## Provided data
□ □ □ □ □
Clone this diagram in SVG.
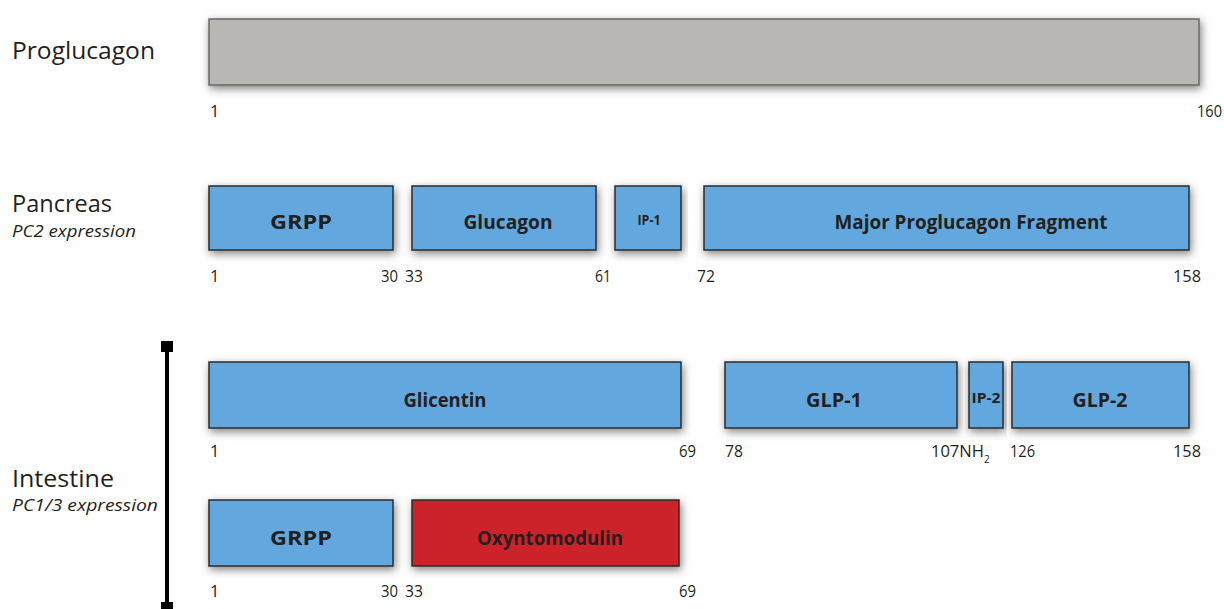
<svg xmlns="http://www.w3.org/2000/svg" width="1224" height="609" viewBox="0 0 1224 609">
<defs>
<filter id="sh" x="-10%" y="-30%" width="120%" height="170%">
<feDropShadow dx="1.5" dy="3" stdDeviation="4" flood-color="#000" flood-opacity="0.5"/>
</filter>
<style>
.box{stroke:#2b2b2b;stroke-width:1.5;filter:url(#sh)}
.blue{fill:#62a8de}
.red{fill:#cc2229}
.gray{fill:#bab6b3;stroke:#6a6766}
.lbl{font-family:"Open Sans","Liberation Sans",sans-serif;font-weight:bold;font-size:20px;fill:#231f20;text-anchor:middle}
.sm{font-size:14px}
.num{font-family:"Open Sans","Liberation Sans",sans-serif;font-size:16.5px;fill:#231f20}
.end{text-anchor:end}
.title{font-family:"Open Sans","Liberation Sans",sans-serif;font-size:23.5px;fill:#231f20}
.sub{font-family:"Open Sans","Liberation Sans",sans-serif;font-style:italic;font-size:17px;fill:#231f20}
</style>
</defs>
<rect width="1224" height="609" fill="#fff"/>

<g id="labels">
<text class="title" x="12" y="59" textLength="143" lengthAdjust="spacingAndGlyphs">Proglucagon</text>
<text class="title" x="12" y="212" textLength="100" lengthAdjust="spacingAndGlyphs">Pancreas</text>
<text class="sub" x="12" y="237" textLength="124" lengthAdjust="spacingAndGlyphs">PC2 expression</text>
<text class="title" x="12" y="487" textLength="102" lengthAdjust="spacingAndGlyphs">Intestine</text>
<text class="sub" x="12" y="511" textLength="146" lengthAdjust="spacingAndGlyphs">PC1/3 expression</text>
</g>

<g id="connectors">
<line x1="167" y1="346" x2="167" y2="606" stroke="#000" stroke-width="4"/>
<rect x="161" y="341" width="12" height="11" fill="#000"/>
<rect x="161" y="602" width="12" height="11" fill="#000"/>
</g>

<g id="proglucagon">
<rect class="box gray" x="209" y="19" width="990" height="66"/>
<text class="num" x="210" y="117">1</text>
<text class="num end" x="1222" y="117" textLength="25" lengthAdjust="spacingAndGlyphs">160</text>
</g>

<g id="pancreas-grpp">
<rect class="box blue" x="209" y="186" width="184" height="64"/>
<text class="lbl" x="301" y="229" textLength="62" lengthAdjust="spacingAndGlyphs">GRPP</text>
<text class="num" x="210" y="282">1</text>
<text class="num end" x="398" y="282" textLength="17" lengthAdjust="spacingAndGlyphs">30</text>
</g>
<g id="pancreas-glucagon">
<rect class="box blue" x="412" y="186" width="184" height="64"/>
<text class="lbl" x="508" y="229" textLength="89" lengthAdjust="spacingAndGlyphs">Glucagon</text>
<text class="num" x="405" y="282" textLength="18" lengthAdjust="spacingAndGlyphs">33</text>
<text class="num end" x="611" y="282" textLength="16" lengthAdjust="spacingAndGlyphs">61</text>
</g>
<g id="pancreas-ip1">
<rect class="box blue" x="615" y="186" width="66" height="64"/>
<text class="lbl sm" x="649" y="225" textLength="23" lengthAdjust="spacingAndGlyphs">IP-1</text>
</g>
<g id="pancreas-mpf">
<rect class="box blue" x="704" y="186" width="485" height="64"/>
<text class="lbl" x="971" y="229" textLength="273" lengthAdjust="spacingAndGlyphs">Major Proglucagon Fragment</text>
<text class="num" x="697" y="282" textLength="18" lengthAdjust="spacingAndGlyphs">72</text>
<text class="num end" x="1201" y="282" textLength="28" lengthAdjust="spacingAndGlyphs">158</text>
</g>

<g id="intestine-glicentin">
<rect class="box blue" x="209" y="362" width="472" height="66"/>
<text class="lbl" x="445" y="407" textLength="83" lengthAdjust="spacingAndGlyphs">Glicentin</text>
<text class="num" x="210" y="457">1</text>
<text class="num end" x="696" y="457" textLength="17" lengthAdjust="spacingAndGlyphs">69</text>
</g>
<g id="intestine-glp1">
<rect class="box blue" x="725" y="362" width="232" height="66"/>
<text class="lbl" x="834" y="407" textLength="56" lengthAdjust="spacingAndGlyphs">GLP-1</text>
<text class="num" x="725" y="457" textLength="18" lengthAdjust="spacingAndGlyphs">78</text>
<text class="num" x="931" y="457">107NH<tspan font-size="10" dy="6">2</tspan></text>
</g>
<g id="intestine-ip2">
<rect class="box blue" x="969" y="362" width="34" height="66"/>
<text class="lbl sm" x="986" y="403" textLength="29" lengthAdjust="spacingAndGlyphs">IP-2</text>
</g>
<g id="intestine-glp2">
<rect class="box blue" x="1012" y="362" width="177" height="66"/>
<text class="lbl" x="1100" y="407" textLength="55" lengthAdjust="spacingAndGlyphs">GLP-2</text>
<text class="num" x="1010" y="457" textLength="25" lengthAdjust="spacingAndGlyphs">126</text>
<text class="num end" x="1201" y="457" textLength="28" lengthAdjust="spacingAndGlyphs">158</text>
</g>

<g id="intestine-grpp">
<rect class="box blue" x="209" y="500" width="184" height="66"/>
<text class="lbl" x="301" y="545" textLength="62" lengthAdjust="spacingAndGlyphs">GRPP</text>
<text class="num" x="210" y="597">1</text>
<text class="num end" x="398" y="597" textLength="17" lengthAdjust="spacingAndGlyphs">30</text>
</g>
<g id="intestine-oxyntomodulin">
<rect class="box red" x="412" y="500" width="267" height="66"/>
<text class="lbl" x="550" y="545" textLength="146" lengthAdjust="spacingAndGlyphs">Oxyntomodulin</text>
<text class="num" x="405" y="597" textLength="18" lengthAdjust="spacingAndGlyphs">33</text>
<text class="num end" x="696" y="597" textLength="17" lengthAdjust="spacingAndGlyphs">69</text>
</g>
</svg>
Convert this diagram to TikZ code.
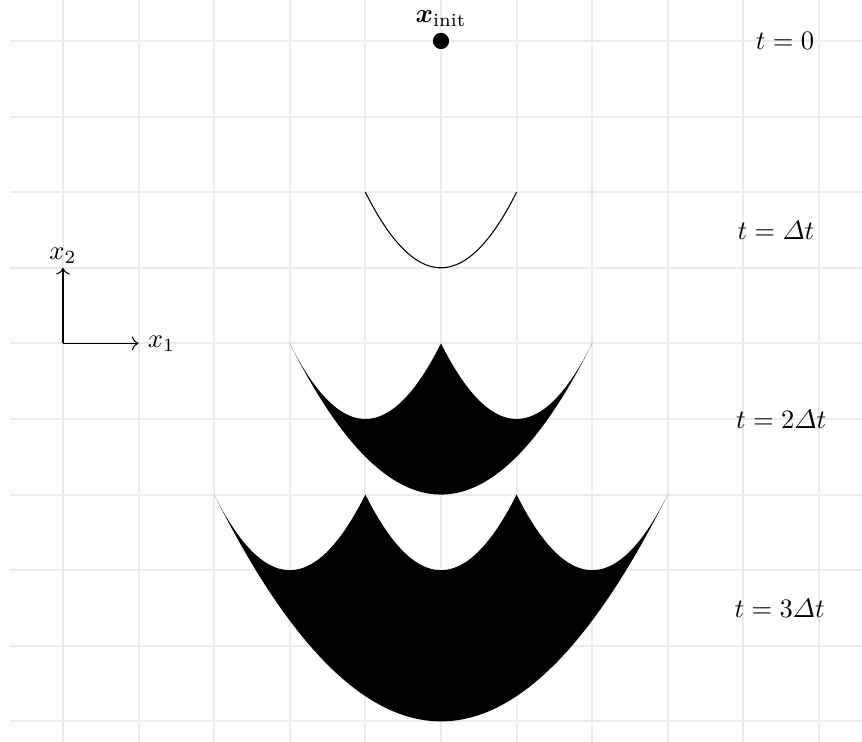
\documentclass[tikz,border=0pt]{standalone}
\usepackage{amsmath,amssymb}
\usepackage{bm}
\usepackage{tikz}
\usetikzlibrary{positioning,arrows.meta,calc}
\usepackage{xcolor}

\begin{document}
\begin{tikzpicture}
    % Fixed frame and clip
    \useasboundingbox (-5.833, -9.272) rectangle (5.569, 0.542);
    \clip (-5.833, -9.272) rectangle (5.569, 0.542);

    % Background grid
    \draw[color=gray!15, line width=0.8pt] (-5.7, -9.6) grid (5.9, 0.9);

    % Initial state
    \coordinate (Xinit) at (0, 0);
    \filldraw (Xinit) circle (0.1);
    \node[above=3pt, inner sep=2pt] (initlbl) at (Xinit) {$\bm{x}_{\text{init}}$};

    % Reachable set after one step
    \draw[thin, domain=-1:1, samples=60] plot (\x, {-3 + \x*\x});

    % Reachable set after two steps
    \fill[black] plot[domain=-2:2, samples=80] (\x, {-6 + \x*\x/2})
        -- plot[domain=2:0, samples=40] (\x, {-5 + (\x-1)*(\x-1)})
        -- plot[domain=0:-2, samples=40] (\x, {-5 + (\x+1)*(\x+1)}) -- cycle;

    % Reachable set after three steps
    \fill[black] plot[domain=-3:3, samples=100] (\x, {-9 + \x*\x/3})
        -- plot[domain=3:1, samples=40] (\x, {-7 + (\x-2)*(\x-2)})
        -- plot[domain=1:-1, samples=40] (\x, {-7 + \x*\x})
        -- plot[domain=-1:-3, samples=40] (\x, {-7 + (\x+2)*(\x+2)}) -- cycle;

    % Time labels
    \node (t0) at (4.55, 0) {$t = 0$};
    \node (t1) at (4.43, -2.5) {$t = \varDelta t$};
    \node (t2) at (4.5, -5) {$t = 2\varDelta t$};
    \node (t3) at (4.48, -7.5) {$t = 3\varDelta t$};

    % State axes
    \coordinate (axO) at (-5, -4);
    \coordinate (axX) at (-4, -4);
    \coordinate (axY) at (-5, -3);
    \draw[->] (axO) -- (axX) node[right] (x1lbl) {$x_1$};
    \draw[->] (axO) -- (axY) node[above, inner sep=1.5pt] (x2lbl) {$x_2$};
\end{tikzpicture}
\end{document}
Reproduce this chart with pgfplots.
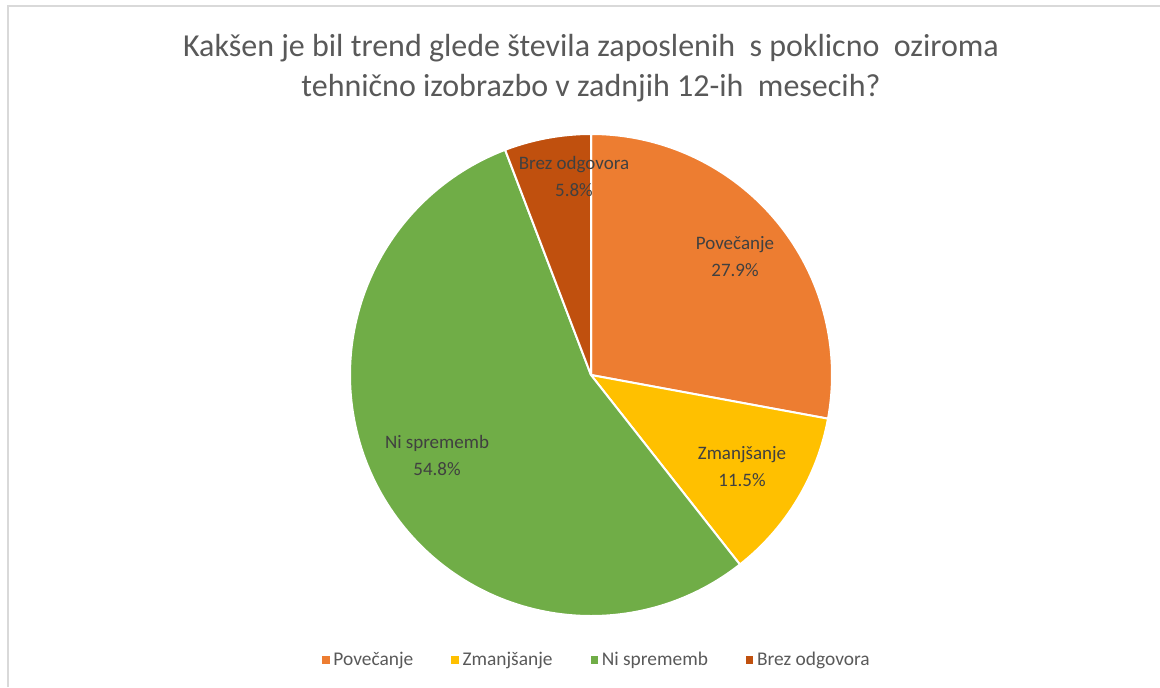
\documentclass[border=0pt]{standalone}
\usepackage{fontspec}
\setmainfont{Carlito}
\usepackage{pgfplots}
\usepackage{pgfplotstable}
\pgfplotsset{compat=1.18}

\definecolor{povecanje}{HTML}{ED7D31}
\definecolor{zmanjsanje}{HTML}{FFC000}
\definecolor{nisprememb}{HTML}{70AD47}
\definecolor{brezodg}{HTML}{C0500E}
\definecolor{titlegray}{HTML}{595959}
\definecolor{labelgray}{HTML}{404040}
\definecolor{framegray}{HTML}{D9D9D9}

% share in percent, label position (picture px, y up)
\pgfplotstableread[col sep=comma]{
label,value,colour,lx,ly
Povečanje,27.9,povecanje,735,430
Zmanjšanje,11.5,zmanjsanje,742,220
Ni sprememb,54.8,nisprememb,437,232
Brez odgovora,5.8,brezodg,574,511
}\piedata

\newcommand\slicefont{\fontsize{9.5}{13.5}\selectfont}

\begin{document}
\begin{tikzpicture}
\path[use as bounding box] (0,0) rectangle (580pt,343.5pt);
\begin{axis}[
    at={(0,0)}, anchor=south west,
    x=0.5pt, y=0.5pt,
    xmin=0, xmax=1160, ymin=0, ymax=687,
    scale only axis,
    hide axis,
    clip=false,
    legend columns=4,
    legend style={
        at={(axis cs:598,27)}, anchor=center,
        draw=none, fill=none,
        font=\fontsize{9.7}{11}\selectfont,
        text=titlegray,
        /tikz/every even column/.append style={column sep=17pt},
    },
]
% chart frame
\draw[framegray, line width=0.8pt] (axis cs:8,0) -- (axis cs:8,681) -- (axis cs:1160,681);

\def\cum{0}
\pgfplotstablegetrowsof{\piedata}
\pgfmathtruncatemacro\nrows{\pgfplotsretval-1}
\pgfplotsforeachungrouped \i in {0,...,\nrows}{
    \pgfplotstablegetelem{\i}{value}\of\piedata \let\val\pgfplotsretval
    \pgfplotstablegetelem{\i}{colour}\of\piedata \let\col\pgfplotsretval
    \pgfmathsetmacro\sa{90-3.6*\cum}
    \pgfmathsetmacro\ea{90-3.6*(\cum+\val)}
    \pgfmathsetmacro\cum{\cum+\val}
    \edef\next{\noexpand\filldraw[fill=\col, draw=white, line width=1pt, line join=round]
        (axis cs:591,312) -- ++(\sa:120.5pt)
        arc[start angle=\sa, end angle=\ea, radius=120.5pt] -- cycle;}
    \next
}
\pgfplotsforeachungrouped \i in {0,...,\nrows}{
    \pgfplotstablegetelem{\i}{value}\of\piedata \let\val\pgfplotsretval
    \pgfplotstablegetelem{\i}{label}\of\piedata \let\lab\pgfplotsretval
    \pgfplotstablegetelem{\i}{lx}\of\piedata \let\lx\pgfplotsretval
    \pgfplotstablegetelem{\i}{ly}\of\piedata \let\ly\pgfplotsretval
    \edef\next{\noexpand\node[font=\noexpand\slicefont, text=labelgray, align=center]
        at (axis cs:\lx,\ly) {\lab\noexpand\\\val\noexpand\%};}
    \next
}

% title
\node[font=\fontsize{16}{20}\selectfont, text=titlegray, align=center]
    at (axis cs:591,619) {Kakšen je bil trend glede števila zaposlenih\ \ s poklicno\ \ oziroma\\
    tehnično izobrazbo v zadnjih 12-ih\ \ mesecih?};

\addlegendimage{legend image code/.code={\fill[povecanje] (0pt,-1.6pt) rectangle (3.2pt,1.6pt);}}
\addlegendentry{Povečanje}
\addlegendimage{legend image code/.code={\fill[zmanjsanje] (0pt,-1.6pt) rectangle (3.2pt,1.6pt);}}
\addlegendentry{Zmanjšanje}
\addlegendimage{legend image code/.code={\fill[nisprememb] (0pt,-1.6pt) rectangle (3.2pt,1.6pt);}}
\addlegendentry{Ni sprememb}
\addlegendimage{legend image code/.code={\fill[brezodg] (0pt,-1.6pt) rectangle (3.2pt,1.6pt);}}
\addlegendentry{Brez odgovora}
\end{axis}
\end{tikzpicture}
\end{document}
□ □ □ □ □
## Task to complete
Every line from the one containing "Convert this diagram to TikZ code." through the one containing "domain=-1:1, samples=60] plot" should be quoted exactly, and no other lines; keep pictures out of the copy.

## Response for this exercise
Convert this diagram to TikZ code.
\documentclass[tikz,border=0pt]{standalone}
\usepackage{amsmath,amssymb}
\usepackage{bm}
\usepackage{tikz}
\usetikzlibrary{positioning,arrows.meta,calc}
\usepackage{xcolor}

\begin{document}
\begin{tikzpicture}
    % Fixed frame and clip
    \useasboundingbox (-5.833, -9.272) rectangle (5.569, 0.542);
    \clip (-5.833, -9.272) rectangle (5.569, 0.542);

    % Background grid
    \draw[color=gray!15, line width=0.8pt] (-5.7, -9.6) grid (5.9, 0.9);

    % Initial state
    \coordinate (Xinit) at (0, 0);
    \filldraw (Xinit) circle (0.1);
    \node[above=3pt, inner sep=2pt] (initlbl) at (Xinit) {$\bm{x}_{\text{init}}$};

    % Reachable set after one step
    \draw[thin, domain=-1:1, samples=60] plot (\x, {-3 + \x*\x});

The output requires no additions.